Saturday, August 30, 2014

A tale of three phones

In an effort to understand the phone ecosystem better I gave my daughter my iPhone 5 over a year ago and bought a Samsung Galaxy S 3 running Android and used it for about six months.  I then tried a blue iPhone 5c under the mistaken impression it would be the success in Asia Apple hoped it would be.  After a couple of months I got the Nokia Lumia Icon which I have had for about half a year now.
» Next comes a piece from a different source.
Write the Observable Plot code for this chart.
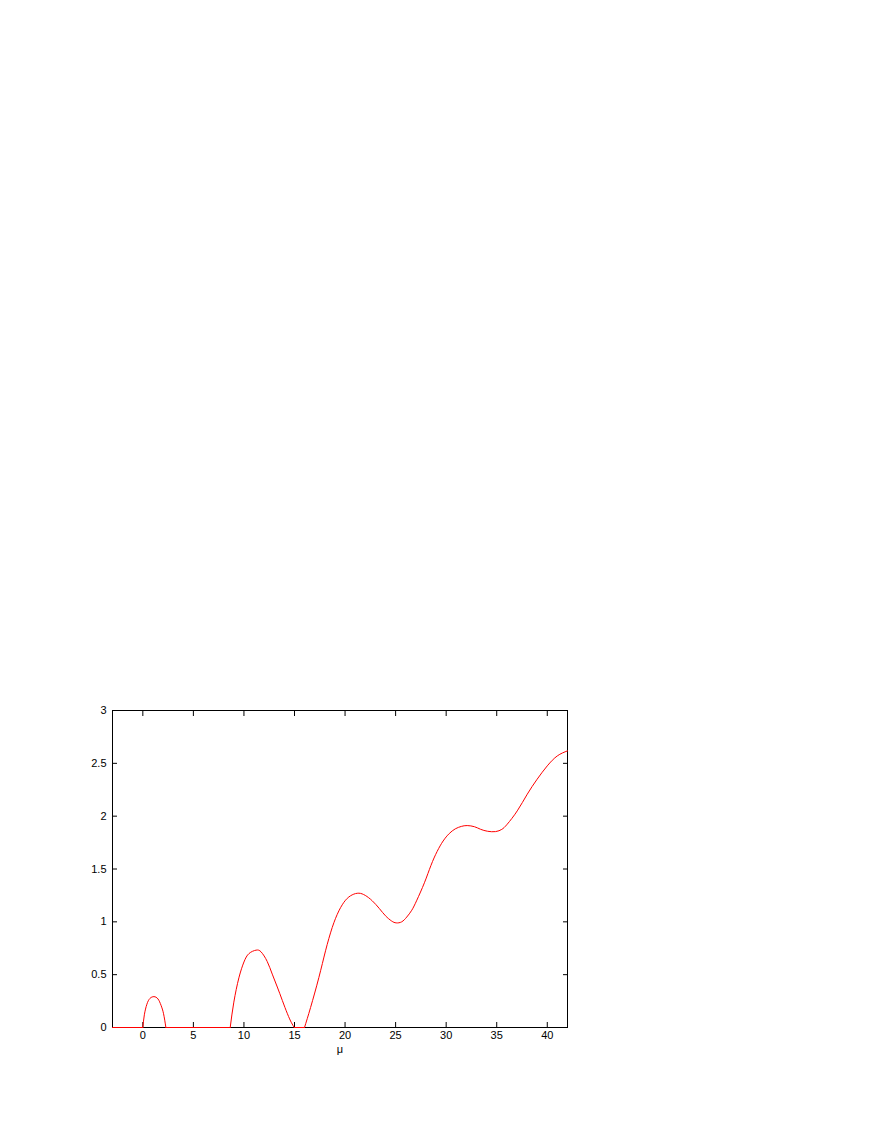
<!DOCTYPE html>
<html><head><meta charset="utf-8">
<script src="https://cdn.jsdelivr.net/npm/d3@7"></script>
<script src="https://cdn.jsdelivr.net/npm/@observablehq/plot@0.6"></script>
<style>body{margin:0;background:#fff}</style>
</head><body><div id="chart"></div>
<script>
// Curve; "segment" separates the zero stretches from the lobes
const mu = [
  -3, 0,
  0, 0.15, 0.4, 0.7, 1.1, 1.5, 1.8, 2.05, 2.28,
  2.28, 8.64,
  8.64, 9.0, 9.5, 10.0, 10.5, 11.2, 11.7, 12.3, 12.8, 13.3, 13.8, 14.3, 14.7, 14.98,
  14.98, 15.99,
  15.99, 16.59, 17.41, 18.07, 18.73, 19.39, 20.05, 20.7, 21.37, 22.0, 22.69, 23.4, 24.0, 24.6, 25.06,
  25.6, 26.1, 26.6, 27.1, 27.85, 28.5, 29.1, 29.7, 30.3, 30.9, 31.5, 32.08, 32.8, 33.4, 34.1, 34.89, 35.5, 36.04, 37.03,
  38.02, 39.0, 40.0, 40.99, 42
];
const value = [
  0, 0,
  0, 0.12, 0.22, 0.275, 0.292, 0.27, 0.21, 0.13, 0,
  0, 0,
  0, 0.24, 0.47, 0.62, 0.70, 0.732, 0.715, 0.625, 0.505, 0.383, 0.255, 0.13, 0.045, 0,
  0, 0,
  0, 0.189, 0.473, 0.726, 0.946, 1.104, 1.205, 1.255, 1.271, 1.25, 1.199, 1.125, 1.057, 1.008, 0.99,
  1.0, 1.045, 1.11, 1.205, 1.37, 1.535, 1.665, 1.765, 1.835, 1.88, 1.903, 1.911, 1.9, 1.876, 1.857, 1.854, 1.875, 1.924, 2.05,
  2.208, 2.35, 2.476, 2.57, 2.618
];
const segment = [
  0, 0,
  1, 1, 1, 1, 1, 1, 1, 1, 1,
  2, 2,
  3, 3, 3, 3, 3, 3, 3, 3, 3, 3, 3, 3, 3, 3,
  4, 4,
  5, 5, 5, 5, 5, 5, 5, 5, 5, 5, 5, 5, 5, 5, 5,
  5, 5, 5, 5, 5, 5, 5, 5, 5, 5, 5, 5, 5, 5, 5, 5, 5, 5, 5,
  5, 5, 5, 5, 5
];
const xTicks = [0, 5, 10, 15, 20, 25, 30, 35, 40];
const yTicks = [0, 0.5, 1, 1.5, 2, 2.5, 3];
const xLabel = "μ";

const data = mu.map((m, i) => ({mu: m, v: value[i], seg: segment[i]}));

const chart = Plot.plot({
  width: 872, height: 1128,
  marginLeft: 112, marginRight: 305, marginTop: 710, marginBottom: 101,
  style: {fontFamily: "'Liberation Sans', Arial, sans-serif", fontSize: "11px", background: "white", color: "black"},
  x: {domain: [-3, 42]},
  y: {domain: [0, 3]},
  marks: [
    Plot.frame({stroke: "black"}),
    Plot.axisX({ticks: xTicks, anchor: "bottom", tickSize: 0, tickPadding: 4, tickFormat: d => String(d), label: null}),
    Plot.axisX({ticks: xTicks, anchor: "bottom", tickSize: -5, tickFormat: () => "", label: null}),
    Plot.axisX({ticks: xTicks, anchor: "top", tickSize: -5, tickFormat: () => "", label: null}),
    Plot.axisY({ticks: yTicks, anchor: "left", tickSize: 0, tickPadding: 6, tickFormat: d => String(d), label: null}),
    Plot.axisY({ticks: yTicks, anchor: "left", tickSize: -5, tickFormat: () => "", label: null}),
    Plot.axisY({ticks: yTicks, anchor: "right", tickSize: -5, tickFormat: () => "", label: null}),
    Plot.text([xLabel], {text: d => d, frameAnchor: "bottom", dy: 25, fontSize: 11}),
    Plot.line(data, {x: "mu", y: "v", z: "seg", stroke: "#ff0000", strokeWidth: 1, curve: "natural"})
  ]
});
document.getElementById("chart").appendChild(chart);
</script>
</body></html>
While I do regret that I couldn't get the a phablet Android (not available on Verizon at the time), and I regret not getting an iPhone 5s (preferably the gold one), and I wanted the long optical path of the Nokia Lumia 920 (again not available on Verizon at the time), I did accomplish the goal of my experiment to get the experience of being a "real" user of iOS, Android, and Windows Mobile.  The hardware of all three particular devices was very impressive, although the iPhone 5c was not much different than my previous 5, and the Galaxy was already mature technology so lagging a little.

Pros:
  • iOS  The app ecosystem was very rich, and the look and feel was very smooth.
  • Android   The app ecosystem was almost as rich as iOS, and the interoperation of apps was neat.  The support for various google services was of course good.
  • Windows   Very smooth UI that was much better to use than I imagined given this is such a new piece of software.  On par with iOS in my subjective opinion.
Cons:
  • iOS  No google maps.  I actually got lost in Boston due to this and ended up in a sketchy neighborhood.  This has been fixed but shows the dark side of the curated closed environment.   Also, the thing is too small for my old eyes.
  • Android  Too much software and Samsung preloaded apps made things confusing.  This shows the dark side of open environments where specific hardware manufacturers sometimes have a negative incentive to support common portable environments between Android devices.
  • Windows   Too few apps.
What really surprised me is that I liked my Android experience the least.  This is personal taste, and I am very impressed with the new HTC phone a friend showed me so this is a dynamic issue, but I am really liking my Lumia running Windows.  Until Windows solves the app problem I am still going to buy Apple once it joins the 5" club, but I think Microsoft really scored with this OS.  Android was nice, but it is already starting to have the Balkanization problem we saw with Linux.  I would love to see google have a "standard" set of apps and settings I could download and get rid of as much manufacturer "improvements" as possible; with that I would give Android another try.  After all, the wild west of Android hardware is why we have phablets, so it does spur innovation.

1 comment:

Jared M Johnson said...

I like what motorola did to android, but you're right in it being too big of a mess.